Work to be completed ->
Return each line of the data below exactly, omitting any pictures.

Data block ->
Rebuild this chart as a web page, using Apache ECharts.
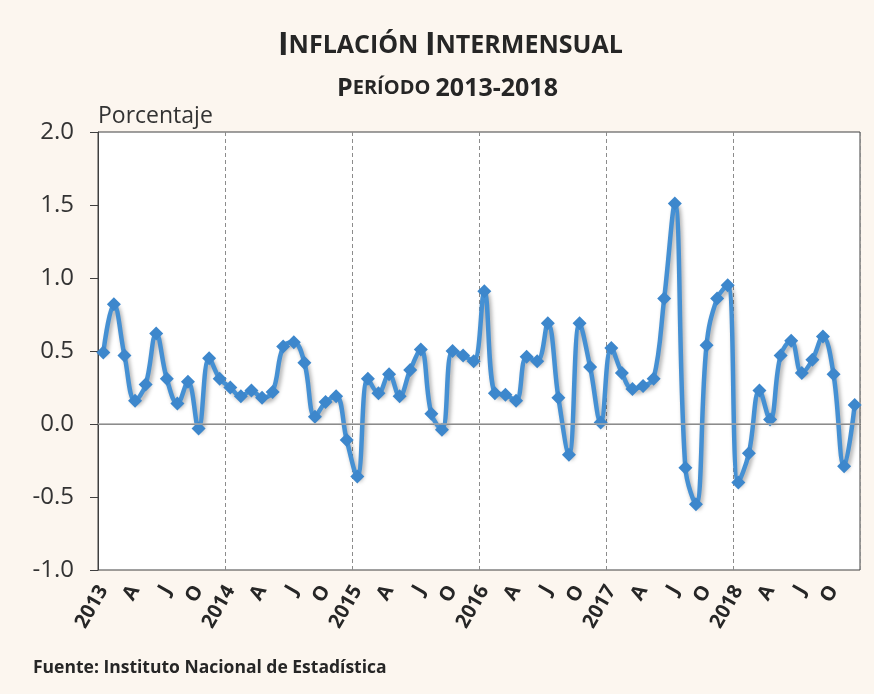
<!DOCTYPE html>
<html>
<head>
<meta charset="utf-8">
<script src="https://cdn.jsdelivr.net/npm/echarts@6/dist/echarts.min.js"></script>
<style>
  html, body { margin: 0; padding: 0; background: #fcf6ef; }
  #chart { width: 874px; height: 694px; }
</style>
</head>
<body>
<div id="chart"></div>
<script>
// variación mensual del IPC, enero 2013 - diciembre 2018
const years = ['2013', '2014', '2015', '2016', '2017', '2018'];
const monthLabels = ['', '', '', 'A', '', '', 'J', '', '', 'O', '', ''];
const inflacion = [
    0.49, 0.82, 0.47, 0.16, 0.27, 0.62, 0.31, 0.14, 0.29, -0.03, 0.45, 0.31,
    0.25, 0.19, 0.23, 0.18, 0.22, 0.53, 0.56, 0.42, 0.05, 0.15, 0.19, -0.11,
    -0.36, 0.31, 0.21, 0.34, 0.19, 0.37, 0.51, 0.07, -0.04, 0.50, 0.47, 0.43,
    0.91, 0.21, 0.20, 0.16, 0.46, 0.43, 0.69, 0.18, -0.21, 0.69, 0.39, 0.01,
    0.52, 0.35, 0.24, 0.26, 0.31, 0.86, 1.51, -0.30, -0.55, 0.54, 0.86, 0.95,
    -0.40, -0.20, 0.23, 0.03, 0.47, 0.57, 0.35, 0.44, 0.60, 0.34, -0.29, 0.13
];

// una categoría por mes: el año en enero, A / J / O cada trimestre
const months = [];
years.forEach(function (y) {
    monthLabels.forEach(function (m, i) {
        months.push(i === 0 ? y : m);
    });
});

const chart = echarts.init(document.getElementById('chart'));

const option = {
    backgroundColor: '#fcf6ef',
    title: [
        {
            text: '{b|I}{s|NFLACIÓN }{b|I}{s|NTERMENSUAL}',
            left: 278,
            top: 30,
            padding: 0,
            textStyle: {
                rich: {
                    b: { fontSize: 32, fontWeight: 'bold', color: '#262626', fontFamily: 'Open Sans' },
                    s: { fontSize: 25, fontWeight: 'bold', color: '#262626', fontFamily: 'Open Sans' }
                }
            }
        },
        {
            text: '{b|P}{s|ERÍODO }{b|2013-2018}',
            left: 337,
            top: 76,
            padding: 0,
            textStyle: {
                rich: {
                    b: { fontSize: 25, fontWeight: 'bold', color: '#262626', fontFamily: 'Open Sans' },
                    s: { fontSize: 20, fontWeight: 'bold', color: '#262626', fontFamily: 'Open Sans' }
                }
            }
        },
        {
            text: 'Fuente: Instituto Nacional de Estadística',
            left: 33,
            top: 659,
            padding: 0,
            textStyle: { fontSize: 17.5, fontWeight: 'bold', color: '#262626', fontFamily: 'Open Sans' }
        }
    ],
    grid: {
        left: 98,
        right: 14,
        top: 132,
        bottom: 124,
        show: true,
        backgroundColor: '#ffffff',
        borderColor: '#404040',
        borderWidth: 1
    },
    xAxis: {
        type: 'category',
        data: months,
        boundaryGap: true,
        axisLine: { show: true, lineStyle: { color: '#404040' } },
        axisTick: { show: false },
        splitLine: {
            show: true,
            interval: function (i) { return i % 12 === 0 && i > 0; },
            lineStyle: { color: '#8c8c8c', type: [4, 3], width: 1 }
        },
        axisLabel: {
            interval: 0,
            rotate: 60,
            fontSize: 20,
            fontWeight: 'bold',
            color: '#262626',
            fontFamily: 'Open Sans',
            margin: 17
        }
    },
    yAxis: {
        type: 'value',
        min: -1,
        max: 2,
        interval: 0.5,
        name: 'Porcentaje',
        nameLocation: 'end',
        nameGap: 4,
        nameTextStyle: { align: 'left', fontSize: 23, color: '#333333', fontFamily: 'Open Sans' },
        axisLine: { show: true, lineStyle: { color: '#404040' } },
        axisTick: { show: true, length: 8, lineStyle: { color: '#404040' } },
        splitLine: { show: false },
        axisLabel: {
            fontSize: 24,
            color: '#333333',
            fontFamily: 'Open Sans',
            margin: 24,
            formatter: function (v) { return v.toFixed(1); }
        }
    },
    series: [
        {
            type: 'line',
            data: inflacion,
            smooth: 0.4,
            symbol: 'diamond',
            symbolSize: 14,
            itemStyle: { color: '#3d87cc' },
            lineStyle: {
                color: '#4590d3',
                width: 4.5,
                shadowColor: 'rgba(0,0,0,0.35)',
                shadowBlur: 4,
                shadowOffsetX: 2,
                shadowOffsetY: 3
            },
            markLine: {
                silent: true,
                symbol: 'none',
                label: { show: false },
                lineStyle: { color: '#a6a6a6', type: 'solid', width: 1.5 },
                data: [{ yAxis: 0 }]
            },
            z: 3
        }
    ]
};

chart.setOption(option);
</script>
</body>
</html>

Result of this task ->
Rebuild this chart as a web page, using Apache ECharts.
<!DOCTYPE html>
<html>
<head>
<meta charset="utf-8">
<script src="https://cdn.jsdelivr.net/npm/echarts@6/dist/echarts.min.js"></script>
<style>
  html, body { margin: 0; padding: 0; background: #fcf6ef; }
  #chart { width: 874px; height: 694px; }
</style>
</head>
<body>
<div id="chart"></div>
<script>
// variación mensual del IPC, enero 2013 - diciembre 2018
const years = ['2013', '2014', '2015', '2016', '2017', '2018'];
const monthLabels = ['', '', '', 'A', '', '', 'J', '', '', 'O', '', ''];
const inflacion = [
    0.49, 0.82, 0.47, 0.16, 0.27, 0.62, 0.31, 0.14, 0.29, -0.03, 0.45, 0.31,
    0.25, 0.19, 0.23, 0.18, 0.22, 0.53, 0.56, 0.42, 0.05, 0.15, 0.19, -0.11,
    -0.36, 0.31, 0.21, 0.34, 0.19, 0.37, 0.51, 0.07, -0.04, 0.50, 0.47, 0.43,
    0.91, 0.21, 0.20, 0.16, 0.46, 0.43, 0.69, 0.18, -0.21, 0.69, 0.39, 0.01,
    0.52, 0.35, 0.24, 0.26, 0.31, 0.86, 1.51, -0.30, -0.55, 0.54, 0.86, 0.95,
    -0.40, -0.20, 0.23, 0.03, 0.47, 0.57, 0.35, 0.44, 0.60, 0.34, -0.29, 0.13
];

// una categoría por mes: el año en enero, A / J / O cada trimestre
const months = [];
years.forEach(function (y) {
    monthLabels.forEach(function (m, i) {
        months.push(i === 0 ? y : m);
    });
});

const chart = echarts.init(document.getElementById('chart'));

const option = {
    backgroundColor: '#fcf6ef',
    title: [
        {
            text: '{b|I}{s|NFLACIÓN }{b|I}{s|NTERMENSUAL}',
            left: 278,
            top: 30,
            padding: 0,
            textStyle: {
                rich: {
                    b: { fontSize: 32, fontWeight: 'bold', color: '#262626', fontFamily: 'Open Sans' },
                    s: { fontSize: 25, fontWeight: 'bold', color: '#262626', fontFamily: 'Open Sans' }
                }
            }
        },
        {
            text: '{b|P}{s|ERÍODO }{b|2013-2018}',
            left: 337,
            top: 76,
            padding: 0,
            textStyle: {
                rich: {
                    b: { fontSize: 25, fontWeight: 'bold', color: '#262626', fontFamily: 'Open Sans' },
                    s: { fontSize: 20, fontWeight: 'bold', color: '#262626', fontFamily: 'Open Sans' }
                }
            }
        },
        {
            text: 'Fuente: Instituto Nacional de Estadística',
            left: 33,
            top: 659,
            padding: 0,
            textStyle: { fontSize: 17.5, fontWeight: 'bold', color: '#262626', fontFamily: 'Open Sans' }
        }
    ],
    grid: {
        left: 98,
        right: 14,
        top: 132,
        bottom: 124,
        show: true,
        backgroundColor: '#ffffff',
        borderColor: '#404040',
        borderWidth: 1
    },
    xAxis: {
        type: 'category',
        data: months,
        boundaryGap: true,
        axisLine: { show: true, lineStyle: { color: '#404040' } },
        axisTick: { show: false },
        splitLine: {
            show: true,
            interval: function (i) { return i % 12 === 0 && i > 0; },
            lineStyle: { color: '#8c8c8c', type: [4, 3], width: 1 }
        },
        axisLabel: {
            interval: 0,
            rotate: 60,
            fontSize: 20,
            fontWeight: 'bold',
            color: '#262626',
            fontFamily: 'Open Sans',
            margin: 17
        }
    },
    yAxis: {
        type: 'value',
        min: -1,
        max: 2,
        interval: 0.5,
        name: 'Porcentaje',
        nameLocation: 'end',
        nameGap: 4,
        nameTextStyle: { align: 'left', fontSize: 23, color: '#333333', fontFamily: 'Open Sans' },
        axisLine: { show: true, lineStyle: { color: '#404040' } },
        axisTick: { show: true, length: 8, lineStyle: { color: '#404040' } },
        splitLine: { show: false },
        axisLabel: {
            fontSize: 24,
            color: '#333333',
            fontFamily: 'Open Sans',
            margin: 24,
            formatter: function (v) { return v.toFixed(1); }
        }
    },
    series: [
        {
            type: 'line',
            data: inflacion,
            smooth: 0.4,
            symbol: 'diamond',
            symbolSize: 14,
            itemStyle: { color: '#3d87cc' },
            lineStyle: {
                color: '#4590d3',
                width: 4.5,
                shadowColor: 'rgba(0,0,0,0.35)',
                shadowBlur: 4,
                shadowOffsetX: 2,
                shadowOffsetY: 3
            },
            markLine: {
                silent: true,
                symbol: 'none',
                label: { show: false },
                lineStyle: { color: '#a6a6a6', type: 'solid', width: 1.5 },
                data: [{ yAxis: 0 }]
            },
            z: 3
        }
    ]
};

chart.setOption(option);
</script>
</body>
</html>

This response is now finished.